Et si le suspense du film fonctionne toujours aussi bien, c’est aussi grâce à sa musique d’anthologie composée par le légendaire John Williams. Avec ses sons graves et lourds, qui s’accélèrent ou ralentissent, la présence du squale est encore plus inquiétante et la musique d’un film n’a jamais été aussi indispensable que sa réalisation, son histoire ou ses acteurs. Acteurs qui d’ailleurs sont tous simplement parfaits, notamment ce trio mythique composé des charismatiques et attachants Roy Scheider, Richard Dreyfuss et Robert Shaw. Le monologue de Robert Shaw lorsque Quint raconte à ses compagnons l’histoire de l’Indianapolis est juste extraordinaire, une des meilleures scènes du film. Et n’oublions pas Bruce, le requin le plus célèbre de l’histoire du cinéma qui aura donné de belles frayeurs aux spectateurs du monde entier, et du fil à retordre à l’équipe du film sur le tournage ! Beaucoup trouverait que le requin a vieillit visuellement, qu’il est peut-être trop mécanique, trop statique dans ses mouvements, personnellement je l’ai toujours trouvé très réussi, très palpable en fait, ce qui renforce la peur et notre représentation réaliste de l’animal (7 mètres de long pour 3 tonnes bien pesées comme dirait Quint, un véritable monstre). À titre d’exemple, le film vieillit bien mieux avec ses effets mécaniques de 1975 qu’un Peur bleue sorti en 1999 et qui utilisait des effets spéciaux numériques pour représenter ses requins, et ça pique les yeux...

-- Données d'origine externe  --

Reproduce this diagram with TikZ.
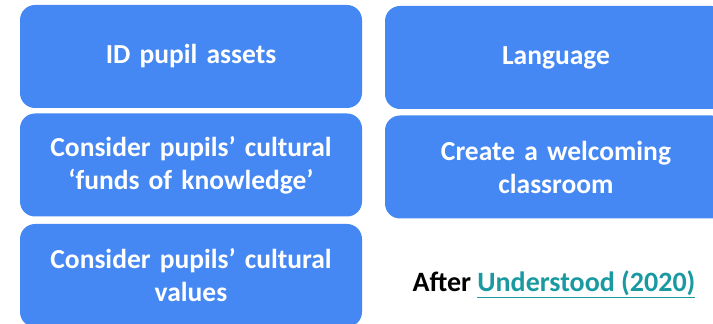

Entre le film d’aventure, le thriller aquatique, le film de chasse maritime et le huis clos horrifique sur un bateau, Les Dents de la Mer de Steven Spielberg a su marquer considérablement de son empreinte (ou de sa mâchoire plutôt) la mémoire des cinéphiles. Film de requin ultime souvent copié mais jamais égalé, Les Dents de la Mer est et restera un chef-d’œuvre total dont je ne me lasserais jamais. Un véritable coup de maître pour un véritable coup de cœur.